Le dessin joue ici un rôle essentiel. Sandra Ghosn parle du mot arabe “Rasm”, qui signifie à la fois “dessin” et étymologiquement “empreinte”. Pour elle, dessiner, c’est inscrire une mémoire, faire vibrer une émotion, prolonger une pensée par le geste. Là où les mots échouent ou tournent en rond, le trait prend le relais. Il donne forme à l’indicible.
Mais Sandra Ghosn laisse place à l’espace, en s’autorisant à effacer et à estomper les traits. « Peu à peu, le blanc du papier s’est métamorphosé. Il a cessé d’être un gouffre, une menace de chute continue, pour devenir un espace de soutien, un fond porteur sur lequel les éléments de ma réalité pouvaient coexister, respirer et se relier autrement. » dit-elle.
Entre mémoire collective et geste intime
Le Liban n’est jamais représenté de manière frontale dans le livre, mais il est partout en creux.

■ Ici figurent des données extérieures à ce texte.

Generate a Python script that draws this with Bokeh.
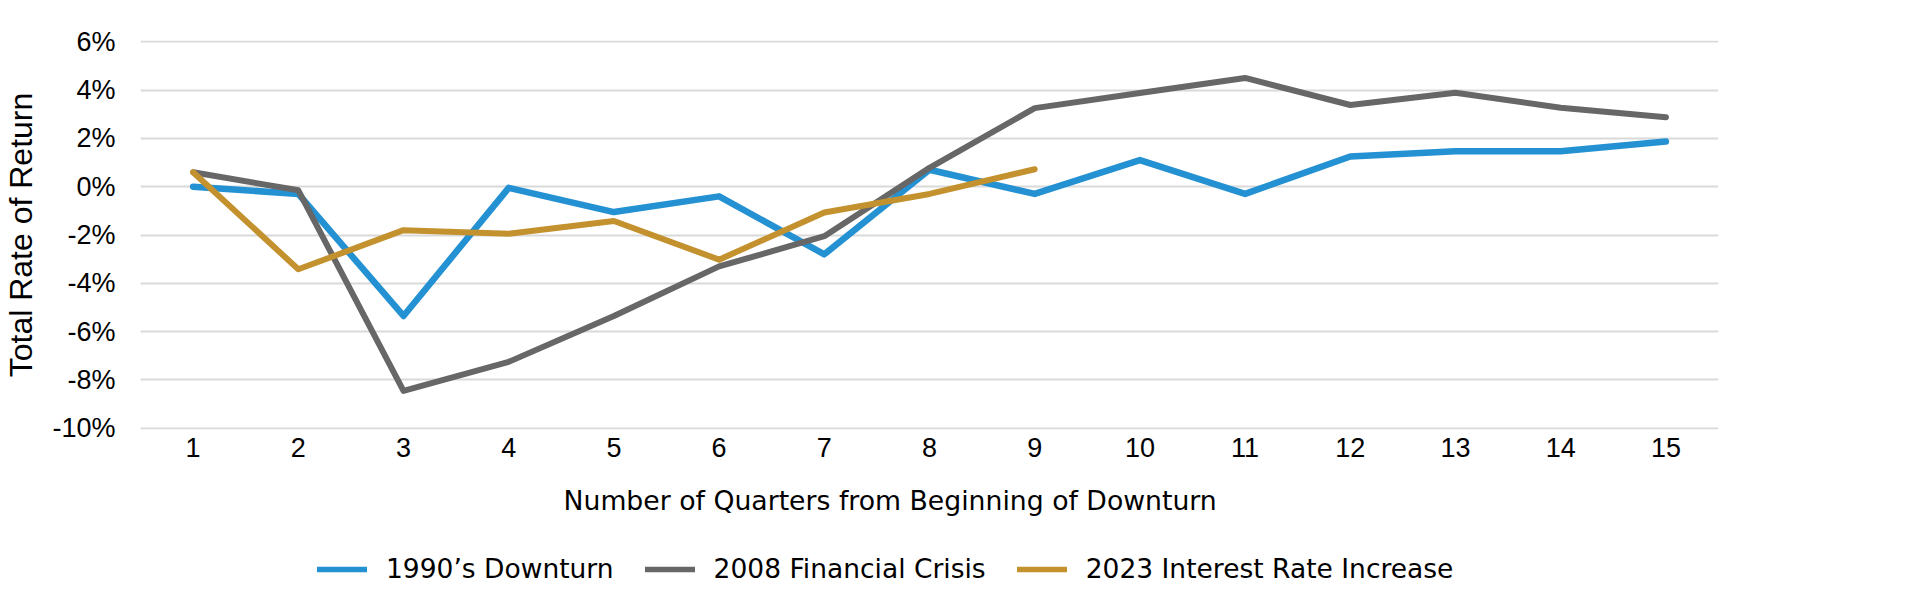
from bokeh.plotting import figure
from bokeh.layouts import column
from bokeh.models import (Range1d, FixedTicker, PrintfTickFormatter, Legend, LegendItem, Title, ColumnDataSource)
from bokeh.embed import file_html
from bokeh.resources import INLINE

quarters = list(range(1, 16))
downturn_1990 = [0.0, -0.3, -5.35, -0.05, -1.05, -0.4, -2.8, 0.7, -0.3, 1.1, -0.3, 1.25, 1.47, 1.47, 1.87]
crisis_2008 = [0.6, -0.15, -8.45, -7.25, -5.35, -3.3, -2.05, 0.78, 3.25, 3.88, 4.5, 3.38, 3.89, 3.27, 2.87]
rate_2023 = [0.6, -3.42, -1.8, -1.95, -1.42, -3.02, -1.07, -0.3, 0.72]
y_ticks = [-10, -8, -6, -4, -2, 0, 2, 4, 6]
series_names = ["1990\u2019s Downturn", "2008 Financial Crisis", "2023 Interest Rate Increase"]
x_title = "Number of Quarters from Beginning of Downturn"
y_title = "Total Rate of Return"

colors = ["#2391D2", "#676767", "#C3922E"]
widths = [6.5, 6, 6]
TICK_FONT = "Liberation Sans"
SIDE_FONT = "DejaVu Sans"

p = figure(width=1898, height=549, output_backend="svg", toolbar_location=None,
           x_range=Range1d(0.5, 15.5), y_range=Range1d(-10.05, 6.05),
           min_border_left=129, min_border_right=180, min_border_top=40, min_border_bottom=120)
p.outline_line_color = None
p.background_fill_color = "white"
p.border_fill_color = "white"

p.xaxis.ticker = FixedTicker(ticks=quarters)
p.yaxis.ticker = FixedTicker(ticks=y_ticks)
p.yaxis.formatter = PrintfTickFormatter(format="%d%%")
for ax in (p.xaxis, p.yaxis):
    ax.axis_line_color = None
    ax.major_tick_line_color = None
    ax.minor_tick_line_color = None
    ax.major_tick_in = 0
    ax.major_tick_out = 0
    ax.major_label_text_font = TICK_FONT
    ax.major_label_text_font_size = "27px"
    ax.major_label_text_color = "#000000"
p.yaxis.major_label_standoff = 25
p.xaxis.major_label_standoff = 8
p.yaxis.axis_label = y_title
p.yaxis.axis_label_text_font = TICK_FONT
p.yaxis.axis_label_text_font_size = "32px"
p.yaxis.axis_label_text_font_style = "normal"
p.yaxis.axis_label_text_color = "#000000"
p.yaxis.axis_label_standoff = 10

p.xgrid.grid_line_color = None
p.ygrid.grid_line_color = "#D9D9D9"
p.ygrid.grid_line_width = 2

sources = []
for ys, c, w in zip([downturn_1990, crisis_2008, rate_2023], colors, widths):
    src = ColumnDataSource(dict(x=quarters[:len(ys)], y=ys))
    sources.append(src)
    p.line("x", "y", source=src, line_color=c, line_width=w, line_cap="round", line_join="round")

xt = Title(text=x_title, align="left", offset=423, standoff=46,
           text_font=SIDE_FONT, text_font_size="26.7px", text_font_style="normal", text_color="#000000")
p.add_layout(xt, "below")

# legend strip below the chart (its key lines reuse the series sources, out of its view)
lg = figure(width=1898, height=43, output_backend="svg", toolbar_location=None,
            x_range=Range1d(100, 101), y_range=Range1d(100, 101),
            x_axis_location=None, y_axis_location=None,
            min_border_left=0, min_border_right=0, min_border_top=0, min_border_bottom=0)
lg.outline_line_color = None
lg.grid.grid_line_color = None
lg.background_fill_color = "white"
lg.border_fill_color = "white"
keys = []
for src, c in zip(sources, colors):
    keys.append(lg.line("x", "y", source=src, line_color=c, line_width=5.5, line_cap="round"))

legend = Legend(items=[LegendItem(label=n, renderers=[r]) for n, r in zip(series_names, keys)],
                orientation="horizontal", location=(177, 8),
                glyph_width=50, glyph_height=30, label_height=30, label_standoff=19, spacing=31,
                padding=0, margin=0, border_line_color=None, background_fill_alpha=0,
                label_text_font=SIDE_FONT, label_text_font_size="26.5px", label_text_color="#000000")
lg.add_layout(legend)

page = column(p, lg, spacing=0)
open("out.html", "w").write(file_html(page, INLINE))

Il traverse les dessins, les récits, les sensations. Séances Spéciales est un livre de mémoire, pas seulement personnelle, mais transgénérationnelle. Il s’interroge : que transmettent les guerres, les tensions et les luttes ? Comment ces tensions collectives s’inscrivent-elles dans les corps ?
C’est une œuvre politique, au sens large : elle parle de ce qui façonne nos subjectivités, de ce qu’on hérite malgré nous, et de ce qu’on peut transformer par la création. Elle refuse les cases, les explications toutes faites. Elle ouvre des brèches.
Une œuvre pour créer du lien
Au fond, ce que propose Sandra Ghosn avec Séances Spéciales, c’est un espace à partager. Un lieu où chacun peut retrouver une part de soi, entre colère, fragilité, désir de réparation. Le livre ne dit pas seulement : « voilà ce que j’ai traversé », mais plutôt : « et toi, est-ce que tu as déjà senti ça ? » Le tout magnifiquement incarné par des dessins d’une finesse saisissante.
Un livre profondément humain, à la fois précis dans sa forme et libre dans ses résonances.